Last year, when he suffered a crisis of confidence after being dropped from the Scotland team and being convicted of drink-driving, his stats dropped to 58 per cent and Glasgow's league position plummeted, the Warriors ending up seventh in the league and closer to bottom-placed Connacht than they were to second-placed Edinburgh. Had Parks replicated his kicking stats from the previous year, Glasgow would have ended the season in third place.

With almost 1,000 points to his credit over the past seven seasons, Parks is the Magners League's top points scorer by some distance, comfortably outscoring star performers like David Humphreys, Felipe Contepomi and Gavin Henson, while he has scored almost twice as many points as Chris Paterson.

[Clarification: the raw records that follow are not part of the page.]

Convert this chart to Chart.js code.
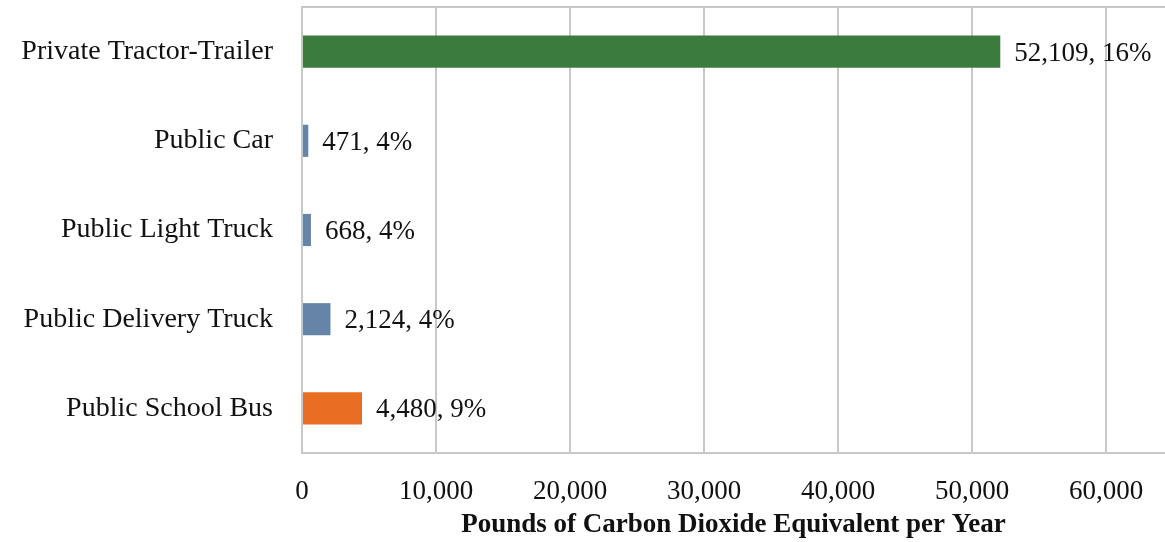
<!DOCTYPE html>
<html>
<head>
<meta charset="utf-8">
<script src="https://cdn.jsdelivr.net/npm/chart.js@4/dist/chart.umd.min.js"></script>
<style>
html,body{margin:0;padding:0;background:#fff;}
#wrap{width:1165px;height:542px;position:relative;}
</style>
</head>
<body>
<div id="wrap"><canvas id="c" width="1165" height="542"></canvas></div>
<script>
const categories = ["Private Tractor-Trailer", "Public Car", "Public Light Truck", "Public Delivery Truck", "Public School Bus"];
const values = [52109, 471, 668, 2124, 4480];
const percents = ["16%", "4%", "4%", "4%", "9%"];
const barColors = ["#3b7b3d", "#6584a6", "#6584a6", "#6584a6", "#e86f22"];
const tickValues = [0, 10000, 20000, 30000, 40000, 50000, 60000];
const axisTitle = "Pounds of Carbon Dioxide Equivalent per Year";

const FONT = "'Liberation Serif', 'Times New Roman', serif";
const GRID = "#c8c8c8";

const labelPlugin = {
  id: 'barLabels',
  afterDatasetsDraw(chart) {
    const ctx = chart.ctx;
    const meta = chart.getDatasetMeta(0);
    ctx.save();
    ctx.font = "27px " + FONT;
    ctx.fillStyle = "#111";
    ctx.textBaseline = "middle";
    ctx.textAlign = "left";
    meta.data.forEach((bar, i) => {
      const txt = values[i].toLocaleString('en-US') + ", " + percents[i];
      ctx.fillText(txt, bar.x + 14, bar.y + 2);
    });
    ctx.restore();
  }
};

const topBorder = {
  id: 'topBorder',
  afterDraw(chart) {
    const a = chart.chartArea, ctx = chart.ctx;
    ctx.save();
    ctx.strokeStyle = GRID;
    ctx.lineWidth = 2;
    ctx.beginPath();
    ctx.moveTo(a.left, a.top);
    ctx.lineTo(a.right, a.top);
    ctx.stroke();
    ctx.restore();
  }
};

new Chart(document.getElementById('c'), {
  type: 'bar',
  data: {
    labels: categories,
    datasets: [{
      data: values,
      backgroundColor: barColors,
      barPercentage: 0.45,
      categoryPercentage: 0.8
    }]
  },
  options: {
    indexAxis: 'y',
    responsive: false,
    animation: false,
    layout: { padding: { top: 7, right: 0, left: 0, bottom: 0 } },
    plugins: { legend: { display: false }, tooltip: { enabled: false } },
    scales: {
      x: {
        min: 0,
        max: 64400,
        afterBuildTicks(scale) {
          scale.ticks = tickValues.map(v => ({ value: v }));
        },
        afterFit(scale) {
          scale.height = 89;
          scale.paddingLeft = 0;
          scale.paddingRight = 0;
        },
        grid: { color: GRID, lineWidth: 2, drawTicks: false },
        border: { color: GRID, width: 2 },
        ticks: {
          font: { family: FONT, size: 27 },
          color: "#111",
          padding: 23,
          maxRotation: 0,
          autoSkip: false,
          callback: (v) => Number(v).toLocaleString('en-US')
        },
        title: {
          display: true,
          text: axisTitle,
          font: { family: FONT, size: 27, weight: 'bold' },
          color: "#111",
          padding: { top: 0, bottom: 1 }
        }
      },
      y: {
        grid: { display: false },
        border: { color: GRID, width: 2 },
        afterFit(scale) {
          scale.width = 302;
          scale.paddingTop = 0;
          scale.paddingBottom = 0;
        },
        ticks: {
          font: { family: FONT, size: 28 },
          color: "#111",
          padding: 21
        }
      }
    }
  },
  plugins: [labelPlugin, topBorder]
});
</script>
</body>
</html>
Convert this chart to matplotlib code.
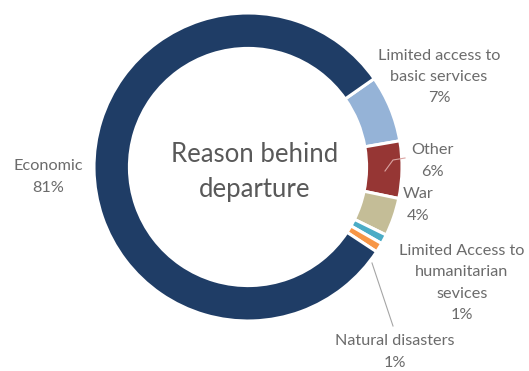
import matplotlib.pyplot as plt

# Reasons behind departure (share of respondents, %)
reasons = ["Limited access to\nbasic services", "Other", "War",
           "Limited Access to\nhumanitarian\nsevices", "Natural disasters", "Economic"]
shares = [7, 6, 4, 1, 1, 81]
colors = ["#95b3d7", "#963634", "#c4bd97", "#4bacc6", "#f79646", "#1f3d66"]

W, H = 529, 371
CX, CY, R = 248, 167, 154  # pie centre and radius in pixels


def px(x, y):
    # pixel position (from top-left) -> data coordinates of the pie axes
    return (x - CX) / R, (CY - y) / R


fig = plt.figure(figsize=(W / 100, H / 100), dpi=100)
ax = fig.add_axes([0, 0, 1, 1])
ax.pie(shares, colors=colors, startangle=35, counterclock=False, radius=1,
       wedgeprops=dict(width=0.23, edgecolor="white", linewidth=2.2))
ax.set_xlim(-CX / R, (W - CX) / R)
ax.set_ylim(-(H - CY) / R, CY / R)
ax.axis("off")

txt = dict(family="Lato", fontsize=11.7, color="#6b6b6b", ha="center", va="center",
           linespacing=1.65)
label_px = [(439, 77), (432, 161), (418, 205), (462, 283), (395, 352), (48, 177)]
for name, val, (x, y) in zip(reasons, shares, label_px):
    ax.text(*px(x, y), f"{name}\n{val}%", **txt)

# leader lines
ox, oy = zip(px(405, 158), px(393, 160), px(385, 171))
ax.plot(ox, oy, color="#d9a3a1", lw=0.8)
nx, ny = zip(px(372, 263), px(393, 326))
ax.plot(nx, ny, color="#a6a6a6", lw=0.8)

ax.text(*px(255, 172), "Reason behind\ndeparture", family="Lato", fontsize=18.5,
        color="#595959", ha="center", va="center", linespacing=1.45)

fig.savefig("out.png", dpi=100)
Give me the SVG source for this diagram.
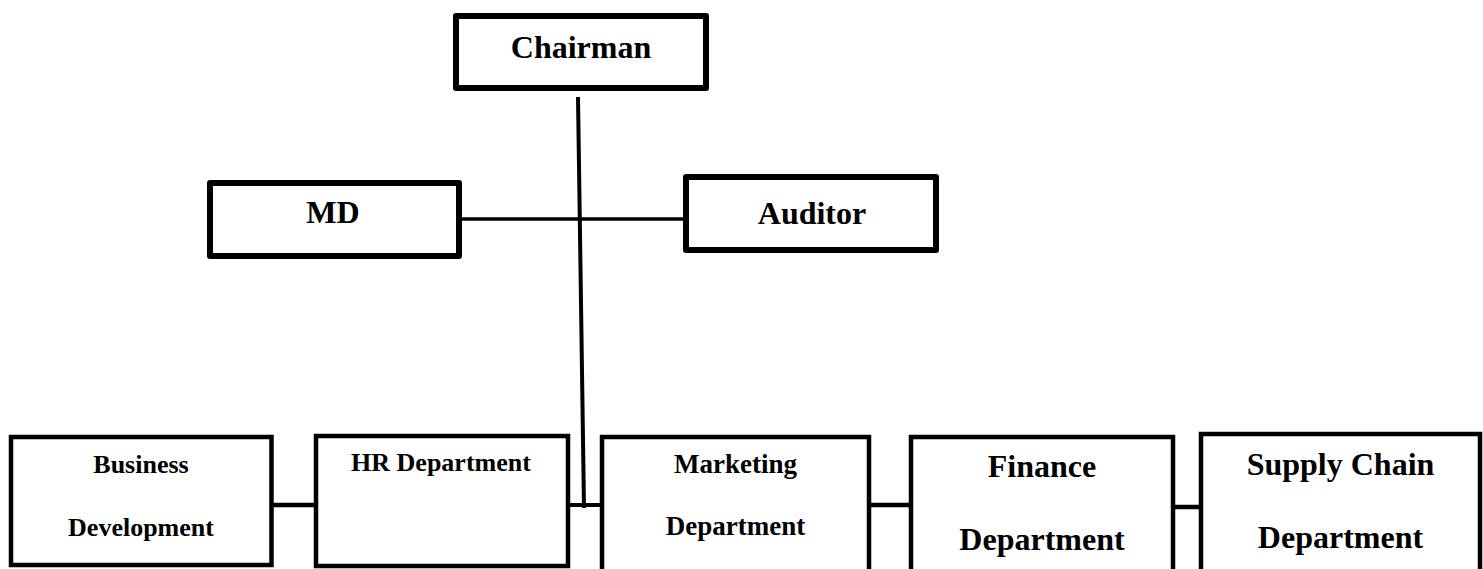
<svg xmlns="http://www.w3.org/2000/svg" width="1483" height="569" viewBox="0 0 1483 569">
  <style>
    .box { fill: #ffffff; stroke: #000000; stroke-linejoin: round; }
    .top { stroke-width: 6; }
    .dept { stroke-width: 4.5; stroke-linejoin: miter; }
    .link { stroke: #000000; fill: none; }
    text { font-family: "Liberation Serif", "Times New Roman", serif; font-weight: bold; fill: #000000; text-anchor: middle; }
    .big { font-size: 32px; }
    .small { font-size: 26px; }
  </style>
  <rect width="1483" height="569" fill="#ffffff"/>

  <!-- connectors -->
  <g id="connectors">
    <line class="link" x1="462" y1="219" x2="683" y2="219" stroke-width="3.5"/>
    <line class="link" x1="578" y1="97" x2="584" y2="508" stroke-width="4"/>
    <line class="link" x1="273" y1="505" x2="314" y2="505" stroke-width="4.5"/>
    <line class="link" x1="565" y1="505" x2="600" y2="505" stroke-width="4"/>
    <line class="link" x1="871" y1="505" x2="909" y2="505" stroke-width="4.5"/>
    <line class="link" x1="1175" y1="507" x2="1199" y2="507" stroke-width="4.5"/>
  </g>

  <g id="chairman">
    <rect class="box top" x="456" y="16" width="250" height="72"/>
    <text class="big" x="581" y="58">Chairman</text>
  </g>

  <g id="md">
    <rect class="box top" x="210" y="183" width="249" height="73"/>
    <text class="big" x="333" y="223">MD</text>
  </g>

  <g id="auditor">
    <rect class="box top" x="686" y="177" width="250" height="73"/>
    <text class="big" x="812" y="224">Auditor</text>
  </g>

  <g id="business-development">
    <rect class="box dept" x="11" y="437" width="260.5" height="128"/>
    <text class="small" x="141" y="473">Business</text>
    <text class="small" x="141" y="536">Development</text>
  </g>

  <g id="hr-department">
    <rect class="box dept" x="316" y="436" width="252" height="130"/>
    <text class="small" x="441" y="471">HR Department</text>
  </g>

  <g id="marketing-department">
    <rect class="box dept" x="602" y="437" width="267" height="145"/>
    <text x="735.5" y="473" font-size="27">Marketing</text>
    <text x="735.5" y="535" font-size="27">Department</text>
  </g>

  <g id="finance-department">
    <rect class="box dept" x="911" y="437" width="262" height="145"/>
    <text class="big" x="1042" y="477">Finance</text>
    <text class="big" x="1042" y="550">Department</text>
  </g>

  <g id="supply-chain-department">
    <rect class="box dept" x="1201" y="434" width="279" height="148"/>
    <text class="big" x="1340.5" y="475">Supply Chain</text>
    <text class="big" x="1340.5" y="548">Department</text>
  </g>
</svg>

This season, he has found his kicking boots again, and if he carries on scoring at the same rate as he has for the first five games, he could even eclipse the 197 points he scored in 2006-7

Yet, as Cardiff demonstrated yesterday, Parks' presence isn't a win-win. The Welshmen always target the No.10 channel and down the years have become particularly adept at rolling over the top of the Glasgow pivot. If Parks can tackle, as he proved with a huge hit on the teak-tough Tongan centre Lifemi Mafi against Munster, he all too often chooses not to. His weak, flapping effort against the Ospreys, when he missed Tommy Bowe one-on-one for what turned out to be the match-winning try, was as vintage Parks as the 11 points from his boot which had put the home side in the driving seat.

The little stand-off is a double-edged sword for Glasgow. He has undeniable control and shape, is a good organiser and has one of the best kicking games in the Magners League, yet his tendency to sit back in the box is so marked that his style of play can become self-fulfilling, with the players around him ceding control and working on the basis that he will kick for position rather than looking for the pass.

More importantly, Parks' decision to stand so deep rather than to attack the gainline means he almost never breaks himself. That in turn means the threat of a hugely pacey Glasgow backline that includes the Evans brothers is blunted. If he has occasionally managed to temporarily overcome his natural tendency to sit in deep – as he did memorably for a run of games immediately after the 2008 Six Nations – then he always reverts to type, which is why, barring injuries to Phil Godman and Chris Paterson, you could happily put your mortgage on the 31-year-old failing to add to his tally of 47 caps for Scotland under Andy Robinson.